Recent advancements in generative artificial intelligence have led to significant progress in realistic speech synthesis. This technology, while beneficial for creating personalized voice assistants and enhancing communication tools, has also given rise to the threat of deepfakes, where synthesized speech can be misused for deceptive purposes. To address this issue, Ning Zhang, an assistant professor of computer science and engineering at the McKelvey School of Engineering, Washington University in St. Louis, has developed AntiFake, a novel defense mechanism to prevent unauthorized speech synthesis.
Introducing AntiFake at ACM Conference
Zhang presented AntiFake at the Association for Computing Machinery’s Conference on Computer and Communications Security in Copenhagen, Denmark, on November 27. This innovative tool represents a proactive approach to combating deepfake speech, different from traditional methods that primarily focus on post-attack detection and mitigation.
Proactive Defense Against Speech Synthesis
AntiFake utilizes adversarial AI techniques to make it challenging for AI tools to synthesize deceptive speech.

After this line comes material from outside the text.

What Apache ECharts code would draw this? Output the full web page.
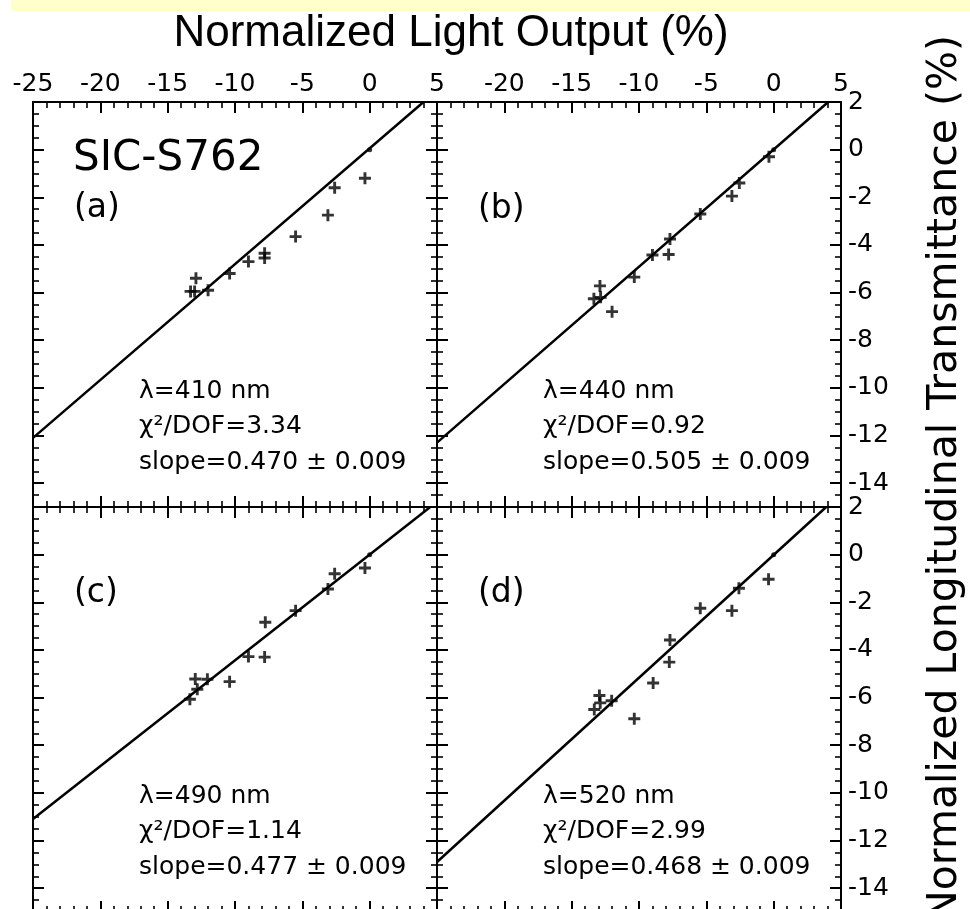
<!DOCTYPE html>
<html>
<head>
<meta charset="utf-8">
<script src="https://cdn.jsdelivr.net/npm/echarts@6/dist/echarts.min.js"></script>
<style>
  html, body { margin: 0; padding: 0; background: #fff; }
  #main { width: 970px; height: 909px; }
</style>
</head>
<body>
<div id="main"></div>
<script>
// light output (x) and longitudinal transmittance (y), in %
const lightA = [-0.35, -2.6, -3.1, -5.5, -7.8, -7.8, -9.0, -10.4, -12.0, -12.9, -13.3, -13.0]
const transA = [-1.2, -1.6, -2.75, -3.65, -4.35, -4.55, -4.7, -5.2, -5.9, -5.4, -5.95, -5.95]

const lightB = [-0.35, -2.55, -3.1, -5.45, -7.7, -7.8, -9.0, -10.35, -12.0, -12.9, -12.85, -13.35]
const transB = [-0.3, -1.4, -1.95, -2.7, -3.75, -4.4, -4.42, -5.35, -6.8, -5.72, -6.2, -6.26]

const lightC = [-0.35, -2.6, -3.1, -5.5, -7.75, -7.8, -9.0, -10.4, -12.05, -12.95, -12.8, -13.35]
const transC = [-0.56, -0.8, -1.44, -2.35, -2.84, -4.3, -4.28, -5.33, -5.23, -5.22, -5.65, -6.07]

const lightD = [-0.38, -2.58, -3.1, -5.45, -7.7, -7.75, -8.95, -10.35, -12.03, -12.94, -12.88, -13.32]
const transD = [-1.03, -1.41, -2.35, -2.25, -3.58, -4.51, -5.39, -6.89, -6.13, -5.91, -6.22, -6.5]

// normalisation point
const origin = [[0, 0]]

// fitted lines, end points
const fitA = [[-25, -12.1], [4.0, 2]]
const fitB = [[-25, -12.3], [4.05, 2]]
const fitC = [[-25, -11.1], [4.5, 2]]
const fitD = [[-25, -12.9], [3.9, 2]]

const tags = ['(a)', '(b)', '(c)', '(d)']
const statsA = ['λ=410 nm', 'χ²/DOF=3.34', 'slope=0.470 ± 0.009']
const statsB = ['λ=440 nm', 'χ²/DOF=0.92', 'slope=0.505 ± 0.009']
const statsC = ['λ=490 nm', 'χ²/DOF=1.14', 'slope=0.477 ± 0.009']
const statsD = ['λ=520 nm', 'χ²/DOF=2.99', 'slope=0.468 ± 0.009']

const yMajor = [2, 0, -2, -4, -6, -8, -10, -12, -14]
const xTitle = 'Normalized Light Output (%)'
const yTitle = 'Normalized Longitudinal Transmittance (%)'

const FONT = '"DejaVu Sans"'
const BLACK = '#000'
const W = 404
const H = 405

// minor ticks on y every 0.5
const yMinor = []
for (let v = -15; v <= 2; v += 0.5) {
  if (!yMajor.includes(v)) yMinor.push(v)
}

const panels = [
  { left: 33, top: 102, light: lightA, trans: transA, fit: fitA, stats: statsA, xLabels: true, skipMin: false, yLabels: false, tagDy: 106 },
  { left: 437, top: 102, light: lightB, trans: transB, fit: fitB, stats: statsB, xLabels: true, skipMin: true, yLabels: true, tagDy: 107 },
  { left: 33, top: 507, light: lightC, trans: transC, fit: fitC, stats: statsC, xLabels: false, skipMin: false, yLabels: false, tagDy: 86 },
  { left: 437, top: 507, light: lightD, trans: transD, fit: fitD, stats: statsD, xLabels: false, skipMin: false, yLabels: true, tagDy: 86 }
]

// "+" marker
const PLUS = 'path://M3.8,0H6.2V3.8H10V6.2H6.2V10H3.8V6.2H0V3.8H3.8Z'

const grid = []
const xAxis = []
const yAxis = []
const series = []
const graphic = [
  { type: 'rect', shape: { x: 11, y: 0, width: 959, height: 11 }, style: { fill: '#ffffcc' }, silent: true },
  {
    type: 'text', x: 451, y: 34, silent: true,
    style: { text: xTitle, font: '44px "Liberation Sans"', fill: BLACK, align: 'center', verticalAlign: 'middle' }
  },
  {
    type: 'text', x: 945, y: 478, rotation: Math.PI / 2, silent: true,
    style: { text: yTitle, font: '41px ' + FONT, fill: BLACK, align: 'center', verticalAlign: 'middle' }
  }
]

const lineStyle = { color: BLACK, width: 2 }
const minorStyle = { color: BLACK, width: 1.6 }

panels.forEach((p, i) => {
  grid.push({ left: p.left, top: p.top, width: W, height: H, containLabel: false, outerBoundsMode: 'none' })

  ;['top', 'bottom'].forEach(pos => {
    xAxis.push({
      type: 'value',
      gridIndex: i,
      position: pos,
      min: -25,
      max: 5,
      interval: 5,
      axisLine: { onZero: false, lineStyle },
      axisTick: { inside: true, length: 11, lineStyle },
      minorTick: { show: true, splitNumber: 5, length: 6, lineStyle: minorStyle },
      splitLine: { show: false },
      minorSplitLine: { show: false },
      axisLabel: {
        show: pos === 'top' && p.xLabels,
        margin: 5,
        showMinLabel: true,
        showMaxLabel: true,
        color: BLACK,
        fontFamily: FONT,
        fontSize: 25,
        formatter: v => (p.skipMin && v === -25 ? '' : String(v))
      }
    })
  })

  ;['left', 'right'].forEach(pos => {
    // major ticks (and labels on the right side)
    yAxis.push({
      type: 'value',
      gridIndex: i,
      position: pos,
      min: -15,
      max: 2,
      axisLine: { onZero: false, lineStyle },
      axisTick: { inside: true, length: 11, lineStyle, customValues: yMajor },
      splitLine: { show: false },
      axisLabel: {
        show: pos === 'right' && p.yLabels,
        customValues: yMajor,
        margin: 7,
        color: BLACK,
        fontFamily: FONT,
        fontSize: 25
      }
    })
    // minor ticks
    yAxis.push({
      type: 'value',
      gridIndex: i,
      position: pos,
      min: -15,
      max: 2,
      axisLine: { show: false, onZero: false },
      axisTick: { inside: true, length: 6, lineStyle: minorStyle, customValues: yMinor },
      splitLine: { show: false },
      axisLabel: { show: false }
    })
  })

  const xi = i * 2
  const yi = i * 4

  series.push({
    type: 'line',
    xAxisIndex: xi,
    yAxisIndex: yi,
    data: p.fit,
    showSymbol: false,
    symbol: 'none',
    lineStyle: { color: BLACK, width: 2.5 },
    silent: true,
    z: 2
  })
  series.push({
    type: 'scatter',
    xAxisIndex: xi,
    yAxisIndex: yi,
    data: p.light.map((x, k) => [x, p.trans[k]]),
    symbol: PLUS,
    symbolSize: 12,
    itemStyle: { color: BLACK },
    silent: true,
    z: 3
  })
  series.push({
    type: 'scatter',
    xAxisIndex: xi,
    yAxisIndex: yi,
    data: origin,
    symbol: 'circle',
    symbolSize: 5,
    itemStyle: { color: BLACK },
    silent: true,
    z: 3
  })

  // panel tag
  graphic.push({
    type: 'text', x: p.left + 41, y: p.top + p.tagDy, silent: true,
    style: { text: tags[i], font: '33px ' + FONT, fill: BLACK, align: 'left', verticalAlign: 'middle' }
  })
  // fit results
  p.stats.forEach((s, k) => {
    graphic.push({
      type: 'text', x: p.left + 106, y: p.top + 289 + k * 35.5, silent: true,
      style: { text: s, font: '25px ' + FONT, fill: BLACK, align: 'left', verticalAlign: 'middle' }
    })
  })
})

graphic.push({
  type: 'text', x: 73, y: 159, silent: true,
  style: { text: 'SIC-S762', font: '42px ' + FONT, fill: BLACK, align: 'left', verticalAlign: 'middle' }
})

const chart = echarts.init(document.getElementById('main'))
chart.setOption({
  animation: false,
  backgroundColor: '#fff',
  grid,
  xAxis,
  yAxis,
  series,
  graphic
})
</script>
</body>
</html>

It works by subtly distorting voice recordings in a way that remains imperceptible to human listeners but significantly impacts AI’s ability to generate synthetic audio. This approach ensures the security of voice data against potential misuse by cybercriminals.
High Effectiveness and Generalizability
To validate its effectiveness, AntiFake was tested against five state-of-the-art speech synthesizers and demonstrated a protection rate of over 95%, even against commercial synthesizers that it hadn’t previously encountered. This generalizability makes it a robust tool against a wide array of potential attackers and synthesis models.
User Accessibility Testing
The tool’s accessibility was also evaluated with 24 human participants, confirming that AntiFake can be used effectively by diverse populations. This aspect is crucial for ensuring widespread adoption and use of the tool.
Future Expansion and Applications
Currently, AntiFake is tailored to protect short clips of speech, targeting the most prevalent type of voice impersonation. However, Zhang envisions expanding its capabilities to protect longer recordings and potentially music. This expansion is part of the broader effort to combat disinformation and maintain the integrity of voice recordings.
Adapting to the Evolving AI Landscape
Zhang anticipates that while AI voice technology will continue to evolve, the strategy of using adversarial techniques against potential threats will remain effective. He acknowledges that AI systems are still vulnerable to adversarial perturbations, suggesting that adaptations in engineering specifics might be necessary to keep this defensive strategy successful in the future.